When we read sutras, listen to teachings, study koans, it's easy to think of "practice" as something mystical. As if you have to reach some special state, attain some particular enlightenment, before you can say you're on the path. The Buddha himself went down this road. He spent six years in extreme asceticism, starving nearly to death, before realizing that path led nowhere.
And what actually pulled him back from the edge of death wasn't some profound truth. It was an ordinary woman's kindness, and a bowl of hot porridge.
It reminds me of a time at a temple, when I heard an old master say: "Practice isn't about making yourself suffer. It's about first being a decent human being."
At the time I thought those words were too plain, nothing special. Thinking about it now, that might be the hardest thing to do.
What happened to Sujata later? The sutras don't say much. She wasn't a famous disciple, left behind no quotes. Her name appears in the texts mainly as "the woman who offered milk rice."
But after the Buddha attained enlightenment, the first thing he did wasn't to go teach the dharma. He sat under the Bodhi tree for forty-nine days, then rose and walked toward the Deer Park. Before that, he went back to the Nerañjarā River.
Some commentaries say he met Sujata there and thanked her.
I can't confirm whether that's true. But I'd like to believe it was.
An enlightened person, returning to the one who handed him a bowl of porridge when he was at his weakest, saying thank you. That moves me more than any passage in any sutra.
Sometimes when I'm brewing tea, I think that true kindness is probably like what Sujata did that morning — not because she knew who he was, not calculating a return, just simply feeling: this person in front of me needs something warm.
And in our daily lives, there are probably many such moments. Pouring a glass of water for a colleague working late, handing your umbrella to a stranger in the rain, or just quietly listening to a friend repeat the same worries they've shared a hundred times.
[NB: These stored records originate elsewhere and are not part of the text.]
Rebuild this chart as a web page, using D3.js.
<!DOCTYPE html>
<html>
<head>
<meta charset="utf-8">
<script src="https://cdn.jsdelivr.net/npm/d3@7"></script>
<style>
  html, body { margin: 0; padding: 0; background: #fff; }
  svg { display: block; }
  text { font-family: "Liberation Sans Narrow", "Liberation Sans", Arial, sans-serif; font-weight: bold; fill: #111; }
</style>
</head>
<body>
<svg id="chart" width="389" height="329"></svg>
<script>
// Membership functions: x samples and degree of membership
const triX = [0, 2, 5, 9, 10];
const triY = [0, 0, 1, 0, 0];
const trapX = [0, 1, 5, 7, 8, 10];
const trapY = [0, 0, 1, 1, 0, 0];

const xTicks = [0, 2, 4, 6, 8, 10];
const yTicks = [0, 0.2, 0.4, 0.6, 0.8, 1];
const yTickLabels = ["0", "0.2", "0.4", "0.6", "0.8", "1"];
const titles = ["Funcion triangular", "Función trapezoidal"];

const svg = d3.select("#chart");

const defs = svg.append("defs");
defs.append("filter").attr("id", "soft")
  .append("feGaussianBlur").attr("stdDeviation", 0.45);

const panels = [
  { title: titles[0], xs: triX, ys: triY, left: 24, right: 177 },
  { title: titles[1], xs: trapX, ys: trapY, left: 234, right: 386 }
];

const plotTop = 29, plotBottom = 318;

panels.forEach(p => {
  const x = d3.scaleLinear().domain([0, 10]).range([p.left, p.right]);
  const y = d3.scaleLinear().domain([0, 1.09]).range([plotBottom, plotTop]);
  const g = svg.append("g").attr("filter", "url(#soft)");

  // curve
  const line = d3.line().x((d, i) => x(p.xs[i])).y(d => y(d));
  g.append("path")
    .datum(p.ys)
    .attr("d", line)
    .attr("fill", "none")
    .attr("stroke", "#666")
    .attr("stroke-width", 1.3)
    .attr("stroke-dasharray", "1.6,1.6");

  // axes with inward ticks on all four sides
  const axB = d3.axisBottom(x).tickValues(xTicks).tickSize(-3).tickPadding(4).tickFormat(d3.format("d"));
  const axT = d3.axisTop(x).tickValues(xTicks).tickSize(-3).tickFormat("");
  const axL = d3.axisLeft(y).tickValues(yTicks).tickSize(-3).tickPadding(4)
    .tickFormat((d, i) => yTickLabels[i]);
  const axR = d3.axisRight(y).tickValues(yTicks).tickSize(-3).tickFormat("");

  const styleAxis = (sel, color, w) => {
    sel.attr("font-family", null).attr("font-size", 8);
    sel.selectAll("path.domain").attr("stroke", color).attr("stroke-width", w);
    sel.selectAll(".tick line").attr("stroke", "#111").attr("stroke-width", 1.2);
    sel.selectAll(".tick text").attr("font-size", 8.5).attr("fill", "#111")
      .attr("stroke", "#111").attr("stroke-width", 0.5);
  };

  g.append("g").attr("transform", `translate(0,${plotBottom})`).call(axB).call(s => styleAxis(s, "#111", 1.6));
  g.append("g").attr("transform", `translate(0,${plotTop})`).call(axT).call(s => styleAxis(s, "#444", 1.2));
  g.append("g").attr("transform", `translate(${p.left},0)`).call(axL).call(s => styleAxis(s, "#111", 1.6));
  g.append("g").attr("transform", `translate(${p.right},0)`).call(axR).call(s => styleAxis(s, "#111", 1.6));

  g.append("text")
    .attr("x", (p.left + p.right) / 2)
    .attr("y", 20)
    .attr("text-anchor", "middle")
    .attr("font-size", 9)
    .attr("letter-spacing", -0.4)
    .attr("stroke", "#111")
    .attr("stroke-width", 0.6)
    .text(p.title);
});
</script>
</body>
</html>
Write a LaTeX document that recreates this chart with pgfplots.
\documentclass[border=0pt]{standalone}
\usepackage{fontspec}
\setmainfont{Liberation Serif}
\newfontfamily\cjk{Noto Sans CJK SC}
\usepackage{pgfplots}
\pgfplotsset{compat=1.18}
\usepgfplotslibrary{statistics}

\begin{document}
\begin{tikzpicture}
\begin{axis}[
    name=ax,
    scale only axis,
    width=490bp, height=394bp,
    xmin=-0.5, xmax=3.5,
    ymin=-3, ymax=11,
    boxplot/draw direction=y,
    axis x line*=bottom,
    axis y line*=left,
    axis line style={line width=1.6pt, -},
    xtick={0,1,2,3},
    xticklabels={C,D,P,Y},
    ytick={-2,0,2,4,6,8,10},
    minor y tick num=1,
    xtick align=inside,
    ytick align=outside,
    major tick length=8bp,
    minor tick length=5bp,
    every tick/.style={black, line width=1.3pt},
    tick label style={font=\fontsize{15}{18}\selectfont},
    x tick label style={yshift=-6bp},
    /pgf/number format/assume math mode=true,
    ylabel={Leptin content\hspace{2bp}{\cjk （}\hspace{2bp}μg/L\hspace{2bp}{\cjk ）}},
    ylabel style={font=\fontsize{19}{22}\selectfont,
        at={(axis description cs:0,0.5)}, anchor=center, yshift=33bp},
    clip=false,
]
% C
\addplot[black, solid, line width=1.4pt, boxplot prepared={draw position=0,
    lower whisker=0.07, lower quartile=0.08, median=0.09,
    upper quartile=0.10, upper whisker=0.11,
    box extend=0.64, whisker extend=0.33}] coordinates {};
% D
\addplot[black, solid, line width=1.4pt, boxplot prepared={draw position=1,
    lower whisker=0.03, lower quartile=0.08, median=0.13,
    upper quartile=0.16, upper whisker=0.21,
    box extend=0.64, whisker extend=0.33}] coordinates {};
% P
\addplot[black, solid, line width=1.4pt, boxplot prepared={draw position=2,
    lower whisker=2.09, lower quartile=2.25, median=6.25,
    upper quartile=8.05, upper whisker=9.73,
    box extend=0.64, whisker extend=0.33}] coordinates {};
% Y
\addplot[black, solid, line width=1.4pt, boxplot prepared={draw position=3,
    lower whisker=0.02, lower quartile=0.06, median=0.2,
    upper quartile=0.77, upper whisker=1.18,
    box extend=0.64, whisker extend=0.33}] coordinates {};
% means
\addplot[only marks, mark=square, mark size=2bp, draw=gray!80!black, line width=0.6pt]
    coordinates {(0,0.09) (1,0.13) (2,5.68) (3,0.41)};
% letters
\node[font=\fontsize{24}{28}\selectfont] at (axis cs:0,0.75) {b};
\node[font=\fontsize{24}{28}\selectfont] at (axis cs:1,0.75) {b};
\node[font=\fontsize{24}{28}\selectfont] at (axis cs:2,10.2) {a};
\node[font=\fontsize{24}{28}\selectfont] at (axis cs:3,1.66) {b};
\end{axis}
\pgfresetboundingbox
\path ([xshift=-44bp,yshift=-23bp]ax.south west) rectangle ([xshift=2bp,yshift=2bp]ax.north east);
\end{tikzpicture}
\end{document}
These small acts of kindness might be where practice begins.
Not with meditation, not with reading sutras, but with noticing the people around you.
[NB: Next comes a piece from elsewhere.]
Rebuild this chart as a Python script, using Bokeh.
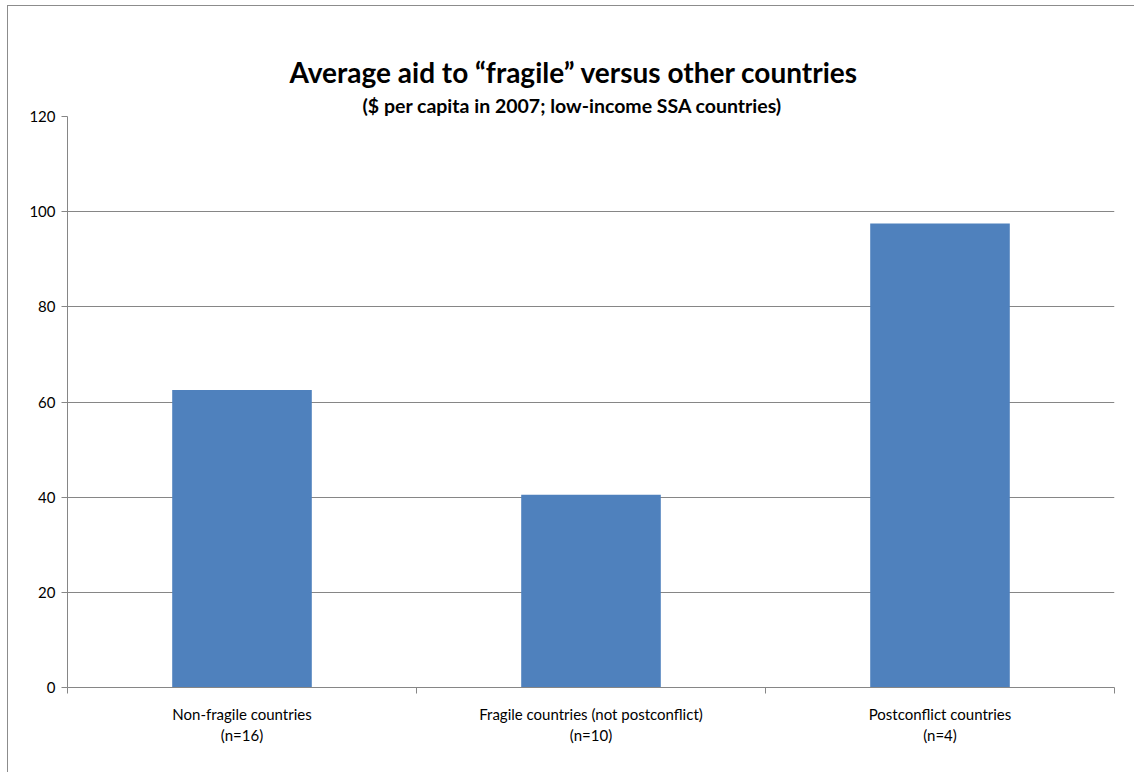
from bokeh.plotting import figure
from bokeh.models import (Title, LinearAxis, FixedTicker, Range1d, ColumnDataSource)
from bokeh.embed import file_html
from bokeh.resources import INLINE

title_text = "Average aid to \u201cfragile\u201d versus other countries"
subtitle_text = "($ per capita in 2007; low-income SSA countries)"
categories = ["Non-fragile countries\n(n=16)",
              "Fragile countries (not postconflict)\n(n=10)",
              "Postconflict countries\n(n=4)"]
values = [62.5, 40.5, 97.5]
y_ticks = [0, 20, 40, 60, 80, 100, 120]

FONT = "Lato"
GRAY = "#868686"

xpos = [i + 0.5 for i in range(len(categories))]
bounds = list(range(len(categories) + 1))
src = ColumnDataSource(dict(x=xpos, val=values))

p = figure(width=1127, height=767, output_backend="svg", toolbar_location=None,
           x_range=Range1d(0, len(categories)),
           y_range=Range1d(0, 120),
           x_axis_location=None, y_axis_location=None,
           min_border_left=59, min_border_right=21, min_border_top=110,
           min_border_bottom=86)
p.styles = {"margin-left": "7px", "margin-top": "5px",
            "border-left": "1px solid #8c8c8c", "border-top": "1px solid #8c8c8c"}
p.outline_line_color = None
p.background_fill_color = "white"
p.border_fill_color = "white"

p.vbar(x="x", top="val", width=0.4, source=src, fill_color="#4F81BD",
       line_color=None)

p.xgrid.visible = False
p.ygrid.ticker = FixedTicker(ticks=y_ticks)
p.ygrid.grid_line_color = GRAY
p.ygrid.grid_line_width = 1

# y axis
yax = LinearAxis(ticker=FixedTicker(ticks=y_ticks))
yax.axis_line_color = GRAY
yax.major_tick_line_color = GRAY
yax.major_tick_out = 6
yax.major_tick_in = 0
yax.minor_tick_line_color = None
yax.major_label_text_font = FONT
yax.major_label_text_font_size = "15px"
yax.major_label_text_color = "black"
yax.major_label_standoff = 6
p.add_layout(yax, "left")

# category axis: labels at centres, ticks (minor) at boundaries
cax = LinearAxis(ticker=FixedTicker(ticks=xpos, minor_ticks=bounds),
                 major_label_overrides={x: c for x, c in zip(xpos, categories)})
cax.axis_line_color = GRAY
cax.major_tick_line_color = None
cax.minor_tick_line_color = GRAY
cax.minor_tick_out = 6
cax.minor_tick_in = 0
cax.major_label_text_font = FONT
cax.major_label_text_font_size = "15px"
cax.major_label_text_color = "black"
cax.major_label_standoff = 11
p.add_layout(cax, "below")

# invisible spacer between the plot area and the subtitle (no ticks, no labels)
spacer = LinearAxis(ticker=FixedTicker(ticks=[], minor_ticks=[]))
spacer.axis_line_color = None
spacer.major_tick_line_color = None
spacer.minor_tick_line_color = None
spacer.major_tick_out = 31
spacer.major_tick_in = 0
spacer.minor_tick_out = 0
spacer.minor_tick_in = 0
spacer.major_label_standoff = 0
p.add_layout(spacer, "above")

sub = Title(text=subtitle_text, align="left", offset=295,
            text_font=FONT, text_font_size="19.5px", text_font_style="bold",
            text_color="black", standoff=0)
p.add_layout(sub, "above")
main = Title(text=title_text, align="left", offset=222,
             text_font=FONT, text_font_size="28px", text_font_style="bold",
             text_color="black", standoff=6)
p.add_layout(main, "above")

open("out.html", "w").write(file_html(p, INLINE))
After drinking that bowl of milk rice, the Buddha made a decision: he gave up asceticism and walked to the Bodhi tree and sat down. He knew that torturing the body couldn't bring enlightenment. The real obstacle wasn't in the body. It was in the heart.
That night, he attained awakening.
Many sutras focus on the "enlightenment" — subduing demons, realizing the truth, turning the wheel of dharma. All important, of course. But I can't help thinking about that morning scene: a woman, a bowl of porridge, a person near death from starvation.
Without Sujata, would there have been a Buddha?
I don't know the answer. Maybe there would have been, maybe not. But what I do know is that before the Buddha's enlightenment, there was an ordinary act of kindness that caught him when he fell.
This is probably what the sutras call "causes and conditions." Not some mysterious force, just one person's simple kindness toward another, at the moment it was needed most.
I'm writing this today because as the beads slip through my fingers, round and round, one thought keeps turning: we're always thinking about doing something extraordinary, and often forget that a bowl of something warm is enough.
Three questions for you:
- Has there been a moment when you were exhausted, and a stranger's small kindness caught you?
- Among the things you're pursuing right now, is there something you cling to so tightly you'd "starve for six years" rather than let go?
- If someone near you right now needed you to hand them something warm — would you notice?